GOAL: Your task is to transcribe, without alteration, the lines from the top of the material below through the line bearing "const footer = ['#", inclusive.

'''

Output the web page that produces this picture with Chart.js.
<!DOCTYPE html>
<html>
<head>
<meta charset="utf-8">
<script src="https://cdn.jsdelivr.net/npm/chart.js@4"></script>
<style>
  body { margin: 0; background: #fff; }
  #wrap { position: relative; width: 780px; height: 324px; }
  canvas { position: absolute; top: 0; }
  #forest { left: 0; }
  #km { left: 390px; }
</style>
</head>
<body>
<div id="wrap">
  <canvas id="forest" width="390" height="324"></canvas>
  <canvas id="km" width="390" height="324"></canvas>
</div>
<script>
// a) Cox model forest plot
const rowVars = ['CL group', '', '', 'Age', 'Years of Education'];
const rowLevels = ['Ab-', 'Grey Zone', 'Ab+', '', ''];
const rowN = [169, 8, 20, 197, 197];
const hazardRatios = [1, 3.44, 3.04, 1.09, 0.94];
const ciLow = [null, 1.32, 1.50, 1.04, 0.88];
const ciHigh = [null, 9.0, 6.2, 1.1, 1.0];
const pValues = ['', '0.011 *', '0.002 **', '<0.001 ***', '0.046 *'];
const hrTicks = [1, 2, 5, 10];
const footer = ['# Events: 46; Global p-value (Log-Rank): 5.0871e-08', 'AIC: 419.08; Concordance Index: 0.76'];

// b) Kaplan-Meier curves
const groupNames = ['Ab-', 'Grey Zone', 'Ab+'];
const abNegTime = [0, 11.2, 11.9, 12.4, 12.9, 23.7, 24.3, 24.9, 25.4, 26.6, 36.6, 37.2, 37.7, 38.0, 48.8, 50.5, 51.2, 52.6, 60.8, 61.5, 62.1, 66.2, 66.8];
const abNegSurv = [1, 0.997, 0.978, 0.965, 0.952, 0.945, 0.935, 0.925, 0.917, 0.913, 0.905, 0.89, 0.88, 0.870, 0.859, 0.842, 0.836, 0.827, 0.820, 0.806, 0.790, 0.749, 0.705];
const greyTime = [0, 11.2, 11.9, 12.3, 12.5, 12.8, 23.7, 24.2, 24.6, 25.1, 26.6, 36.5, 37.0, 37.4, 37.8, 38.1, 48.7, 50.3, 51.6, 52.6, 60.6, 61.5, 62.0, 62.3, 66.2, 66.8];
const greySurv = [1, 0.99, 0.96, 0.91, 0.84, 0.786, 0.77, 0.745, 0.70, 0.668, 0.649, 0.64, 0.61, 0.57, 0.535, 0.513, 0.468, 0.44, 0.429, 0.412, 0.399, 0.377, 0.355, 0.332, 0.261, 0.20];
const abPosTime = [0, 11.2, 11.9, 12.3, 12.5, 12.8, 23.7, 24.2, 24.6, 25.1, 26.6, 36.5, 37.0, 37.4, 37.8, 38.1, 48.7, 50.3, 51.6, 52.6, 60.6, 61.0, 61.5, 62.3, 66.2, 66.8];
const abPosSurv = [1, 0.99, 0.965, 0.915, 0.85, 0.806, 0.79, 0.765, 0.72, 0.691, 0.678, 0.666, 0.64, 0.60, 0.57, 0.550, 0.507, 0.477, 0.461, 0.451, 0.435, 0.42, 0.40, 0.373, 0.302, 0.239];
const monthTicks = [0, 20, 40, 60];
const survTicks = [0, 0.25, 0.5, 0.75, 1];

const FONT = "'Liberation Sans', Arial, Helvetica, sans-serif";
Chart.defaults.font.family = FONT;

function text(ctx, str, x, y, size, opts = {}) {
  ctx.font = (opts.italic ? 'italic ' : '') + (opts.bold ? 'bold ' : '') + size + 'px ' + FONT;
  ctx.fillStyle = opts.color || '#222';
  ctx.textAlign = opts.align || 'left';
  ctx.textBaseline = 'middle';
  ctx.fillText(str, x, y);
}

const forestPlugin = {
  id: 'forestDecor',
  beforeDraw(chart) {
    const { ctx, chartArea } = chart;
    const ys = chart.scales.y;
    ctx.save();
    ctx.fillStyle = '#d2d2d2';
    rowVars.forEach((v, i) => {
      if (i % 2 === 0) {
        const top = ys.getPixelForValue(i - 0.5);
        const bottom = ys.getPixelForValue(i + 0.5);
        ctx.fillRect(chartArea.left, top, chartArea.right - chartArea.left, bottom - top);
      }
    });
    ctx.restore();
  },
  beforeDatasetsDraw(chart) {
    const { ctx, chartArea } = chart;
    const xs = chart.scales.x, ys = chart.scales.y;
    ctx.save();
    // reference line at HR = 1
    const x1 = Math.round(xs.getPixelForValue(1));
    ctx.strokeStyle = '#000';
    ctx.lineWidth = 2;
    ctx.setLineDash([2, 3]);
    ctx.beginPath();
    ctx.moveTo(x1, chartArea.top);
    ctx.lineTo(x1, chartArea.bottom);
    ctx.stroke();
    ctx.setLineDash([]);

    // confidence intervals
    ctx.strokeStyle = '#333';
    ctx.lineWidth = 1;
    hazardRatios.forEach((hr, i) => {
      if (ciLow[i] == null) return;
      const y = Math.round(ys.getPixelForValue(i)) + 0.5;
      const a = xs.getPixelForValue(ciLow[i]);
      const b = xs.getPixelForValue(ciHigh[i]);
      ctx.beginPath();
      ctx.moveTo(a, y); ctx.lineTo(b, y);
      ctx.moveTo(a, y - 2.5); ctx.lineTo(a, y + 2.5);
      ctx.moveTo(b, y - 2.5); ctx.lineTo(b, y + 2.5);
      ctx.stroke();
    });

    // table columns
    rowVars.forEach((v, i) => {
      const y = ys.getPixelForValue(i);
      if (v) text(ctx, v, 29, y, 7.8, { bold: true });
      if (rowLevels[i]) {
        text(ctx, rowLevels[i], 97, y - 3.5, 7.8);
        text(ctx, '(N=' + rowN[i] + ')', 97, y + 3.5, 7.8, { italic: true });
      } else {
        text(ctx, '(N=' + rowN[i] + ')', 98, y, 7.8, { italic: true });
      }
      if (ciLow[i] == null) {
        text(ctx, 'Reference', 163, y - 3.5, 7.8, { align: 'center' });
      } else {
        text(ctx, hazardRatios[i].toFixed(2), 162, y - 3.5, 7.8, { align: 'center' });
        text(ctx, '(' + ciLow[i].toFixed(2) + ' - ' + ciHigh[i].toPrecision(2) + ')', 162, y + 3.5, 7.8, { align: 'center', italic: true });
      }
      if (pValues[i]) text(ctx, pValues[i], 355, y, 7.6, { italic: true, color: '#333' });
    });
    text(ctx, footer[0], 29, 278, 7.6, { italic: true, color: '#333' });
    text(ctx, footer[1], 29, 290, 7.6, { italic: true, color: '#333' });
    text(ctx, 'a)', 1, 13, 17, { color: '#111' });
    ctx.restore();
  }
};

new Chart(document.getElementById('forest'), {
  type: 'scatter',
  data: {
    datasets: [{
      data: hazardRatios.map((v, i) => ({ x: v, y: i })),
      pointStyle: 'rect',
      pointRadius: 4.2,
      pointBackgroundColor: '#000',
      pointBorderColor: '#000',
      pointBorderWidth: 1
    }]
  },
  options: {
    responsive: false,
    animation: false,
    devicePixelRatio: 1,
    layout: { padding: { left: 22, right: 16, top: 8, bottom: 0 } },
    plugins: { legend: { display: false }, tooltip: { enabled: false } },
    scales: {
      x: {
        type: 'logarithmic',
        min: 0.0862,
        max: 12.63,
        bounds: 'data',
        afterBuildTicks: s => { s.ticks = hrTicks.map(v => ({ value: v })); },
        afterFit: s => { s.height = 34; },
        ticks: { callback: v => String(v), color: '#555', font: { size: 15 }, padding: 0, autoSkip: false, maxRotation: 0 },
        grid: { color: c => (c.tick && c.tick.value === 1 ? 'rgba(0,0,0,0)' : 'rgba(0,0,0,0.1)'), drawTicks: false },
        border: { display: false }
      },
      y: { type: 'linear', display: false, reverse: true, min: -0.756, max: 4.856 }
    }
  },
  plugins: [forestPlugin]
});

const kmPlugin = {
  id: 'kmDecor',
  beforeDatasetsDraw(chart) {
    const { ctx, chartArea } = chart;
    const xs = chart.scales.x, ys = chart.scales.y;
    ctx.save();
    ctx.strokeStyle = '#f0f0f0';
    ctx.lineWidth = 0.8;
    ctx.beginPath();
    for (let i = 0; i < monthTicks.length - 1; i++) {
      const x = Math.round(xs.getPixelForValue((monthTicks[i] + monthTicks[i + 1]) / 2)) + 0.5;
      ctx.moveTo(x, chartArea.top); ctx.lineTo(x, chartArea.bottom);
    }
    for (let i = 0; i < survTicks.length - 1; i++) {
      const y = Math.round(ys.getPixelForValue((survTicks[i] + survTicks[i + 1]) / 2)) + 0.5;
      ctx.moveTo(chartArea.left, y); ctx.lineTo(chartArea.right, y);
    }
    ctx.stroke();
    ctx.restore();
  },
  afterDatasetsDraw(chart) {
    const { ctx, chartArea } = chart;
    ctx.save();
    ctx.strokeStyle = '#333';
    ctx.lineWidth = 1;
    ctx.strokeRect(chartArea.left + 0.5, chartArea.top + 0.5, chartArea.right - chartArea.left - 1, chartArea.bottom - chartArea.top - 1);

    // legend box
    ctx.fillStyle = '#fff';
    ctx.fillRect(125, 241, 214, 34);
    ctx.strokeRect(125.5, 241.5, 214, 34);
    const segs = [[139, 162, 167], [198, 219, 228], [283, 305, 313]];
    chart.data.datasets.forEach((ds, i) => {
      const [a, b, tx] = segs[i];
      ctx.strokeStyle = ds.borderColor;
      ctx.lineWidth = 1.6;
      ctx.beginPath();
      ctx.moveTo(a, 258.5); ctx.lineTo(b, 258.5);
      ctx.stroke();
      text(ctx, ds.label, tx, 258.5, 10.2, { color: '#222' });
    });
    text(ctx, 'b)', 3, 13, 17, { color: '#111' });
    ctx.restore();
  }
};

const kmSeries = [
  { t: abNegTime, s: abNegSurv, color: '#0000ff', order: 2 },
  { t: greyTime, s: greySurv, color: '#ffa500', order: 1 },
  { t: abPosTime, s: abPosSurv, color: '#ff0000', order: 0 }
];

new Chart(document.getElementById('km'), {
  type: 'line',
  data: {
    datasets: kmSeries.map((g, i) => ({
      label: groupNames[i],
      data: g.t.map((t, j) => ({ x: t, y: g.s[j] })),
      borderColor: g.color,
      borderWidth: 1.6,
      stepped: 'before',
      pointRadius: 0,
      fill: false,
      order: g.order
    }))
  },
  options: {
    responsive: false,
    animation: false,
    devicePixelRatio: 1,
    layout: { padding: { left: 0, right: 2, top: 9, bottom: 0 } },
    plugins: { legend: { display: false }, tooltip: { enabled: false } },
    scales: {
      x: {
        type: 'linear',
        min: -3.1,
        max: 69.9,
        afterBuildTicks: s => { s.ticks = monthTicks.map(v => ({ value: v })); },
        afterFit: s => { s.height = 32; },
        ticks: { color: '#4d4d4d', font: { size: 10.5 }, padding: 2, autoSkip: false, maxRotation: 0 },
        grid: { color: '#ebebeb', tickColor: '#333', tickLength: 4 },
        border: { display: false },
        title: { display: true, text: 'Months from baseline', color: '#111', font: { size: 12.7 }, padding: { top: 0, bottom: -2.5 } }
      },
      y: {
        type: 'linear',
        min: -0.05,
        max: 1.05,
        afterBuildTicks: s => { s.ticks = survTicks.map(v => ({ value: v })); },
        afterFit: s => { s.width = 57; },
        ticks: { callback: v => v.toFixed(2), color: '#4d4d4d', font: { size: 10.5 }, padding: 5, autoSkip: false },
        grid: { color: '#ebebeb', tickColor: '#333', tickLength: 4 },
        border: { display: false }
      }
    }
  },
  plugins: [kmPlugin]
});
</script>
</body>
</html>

'''

RESULT FOR THIS EXERCISE:
Output the web page that produces this picture with Chart.js.
<!DOCTYPE html>
<html>
<head>
<meta charset="utf-8">
<script src="https://cdn.jsdelivr.net/npm/chart.js@4"></script>
<style>
  body { margin: 0; background: #fff; }
  #wrap { position: relative; width: 780px; height: 324px; }
  canvas { position: absolute; top: 0; }
  #forest { left: 0; }
  #km { left: 390px; }
</style>
</head>
<body>
<div id="wrap">
  <canvas id="forest" width="390" height="324"></canvas>
  <canvas id="km" width="390" height="324"></canvas>
</div>
<script>
// a) Cox model forest plot
const rowVars = ['CL group', '', '', 'Age', 'Years of Education'];
const rowLevels = ['Ab-', 'Grey Zone', 'Ab+', '', ''];
const rowN = [169, 8, 20, 197, 197];
const hazardRatios = [1, 3.44, 3.04, 1.09, 0.94];
const ciLow = [null, 1.32, 1.50, 1.04, 0.88];
const ciHigh = [null, 9.0, 6.2, 1.1, 1.0];
const pValues = ['', '0.011 *', '0.002 **', '<0.001 ***', '0.046 *'];
const hrTicks = [1, 2, 5, 10];
const footer = ['# Events: 46; Global p-value (Log-Rank): 5.0871e-08', 'AIC: 419.08; Concordance Index: 0.76'];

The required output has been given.